Menurut dia, masyarakat pinggir alas paling berkepentingan dengan proyek tersebut. Sebeb, kata dia, sumber mata air dan produk non hutan selama ini menjadi sumber mata pencaharian utama masyarakat setempat.

Masyarakat sendiri, kata dia, belum memutuskan apakah akan menerima atau menolak proyek tersebut. “Persoalan menerima atau menolak itu soal lain, yang penting saat ini hak informasi kami seperti diabaikan. Kami tidak tahu manfaat dan resiko yang mungkin muncul dari proyek ini,” kata dia menambahkan.

Pegiat Biro Konsultasi Bantuan Hukum Universitas Stikubank Semarang (Unisbank), Sukarman mengatakan, ada yang janggal dalam proses ekplorasi proyek tersebut. “Harusnya mereka membuat Amdal terlebih dahulu bukan hanya membuat Upaya Kelola Lingkungan dan Upaya Pemantauan Lingkungan (UKL-UPL),” katanya.

Ia mengatakan, berdasarkan Surat Menteri Kehutanan No 359/Menhut-II/2004, Gunung Slamet merupakan salah satu kawasan yang ditetapkan sebagai kawasan hutan lindung. Menurut dia,  kondisi dan potensi SDA alam yang ada di kawasan hutan Gunung Slamet terancam dengan adanya rencana pendirian Pembangkit Listrik Tenaga Panas Bumi (PL TP) oleh PT Sejahtera Alam Energi.

Ia menyebutkan, berdasarkan SK Gubernur Jawa Tengah No. 541/27/2011 tanggal 11 April 2011, PT. Sejahtera Alam Energy (SAE) mendapat Izin Usaha Pertambangan Panas Bumi Daerah Baturraden seluas 24.660 hektare, yang meliputi 5 Kabupaten, yaitu Banyumas, Purbalingga, Tegal, Brebes dan Pemalang. “Gunung Slamet memiliki peran penting bagi setidaknya lima wilayah kabupaten. Peran penting tersebut meliputi tata air untuk pertanian, air minum, pengendali banjir dan mata pencaharian bagi lebih dari 10 ribu petani hutan,” katanya.

Aktivis Perkumpulan untuk Pembaharuan Hukum Berbasis Masyarakat dan Ekologis (HuMa), Tandiono Bawor Purbaya mengatakan, selama ini masyarakat lebih banyak mendapat informasi dari media. “Pemerintah belum pernah memberikan informasi yang lengkap terhadap masyarakat dengan pembangunan ini. Ini soal hak publik mendapatkan informasi yang benar,” katanya.
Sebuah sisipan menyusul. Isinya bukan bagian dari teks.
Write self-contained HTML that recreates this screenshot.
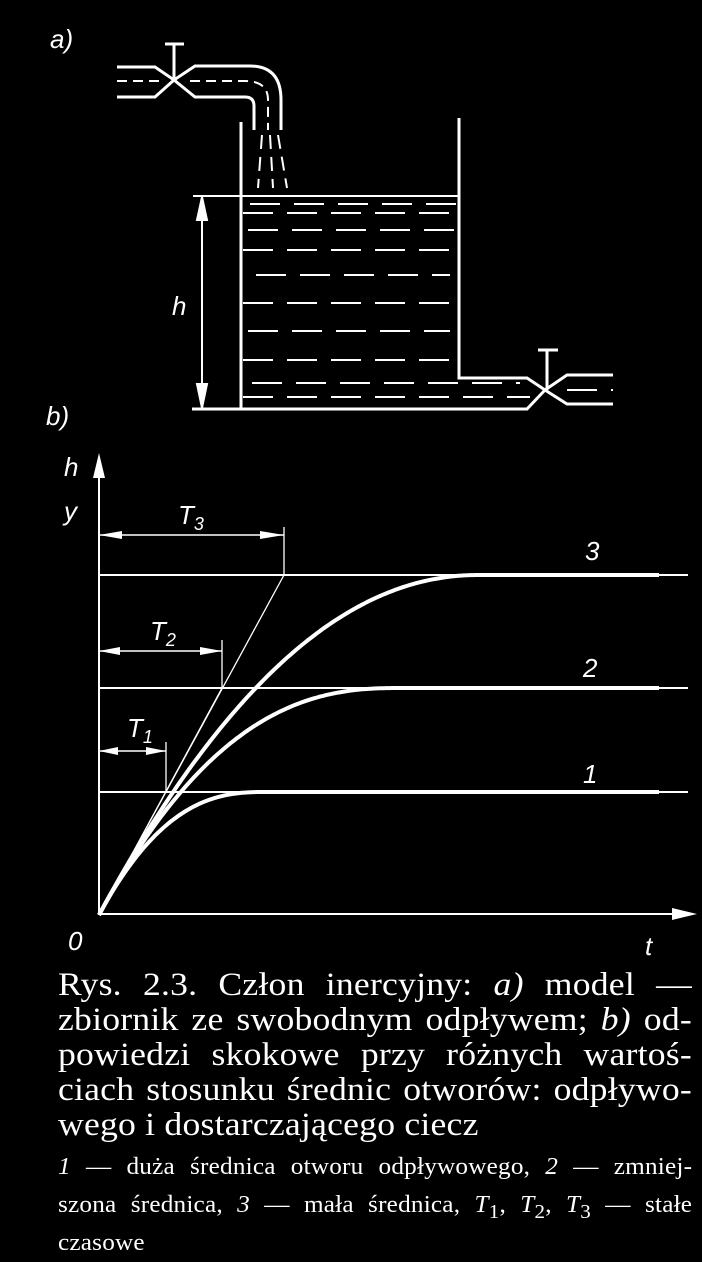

Menurut dia, proyek tersebut harus dilakukan sangat hat-hati sejak dari proses awal. Apalagi hutan lindung di Gunung Slamet merupakan satu-satunya yang masih utuh di Jawa Tengah.

Ia mengingatkan pemerintah, meskipun perbandingan antara luas lahan yang akan dibuka dengan luas hutan lindung kecil, namun jika dikaji dengan kacamata ekologis, ada potensi fragmentasi habitat di lokasi itu. Gangguan ini akan berdampak terhadap daya dukung kawasan akan kelangsungan hidup spesies primata dan mamalia.

Menurut dia, pembukaan akses ke hutan membawa kemungkinan datangnya masyarakat yang tidak bertanggung jawab untuk merusak hutan secara sadar atau tidak. Potensi penebangan hutan sampai perburuan flora dan fauna yang dilindungi juga bisa jadi ancaman. Belum lagi potensi gangguan akan jalur migrasi komunitas Burung Raptor yang dapat menyebabkan kepunahan satu atau dua spesies yang gagal beradaptasi.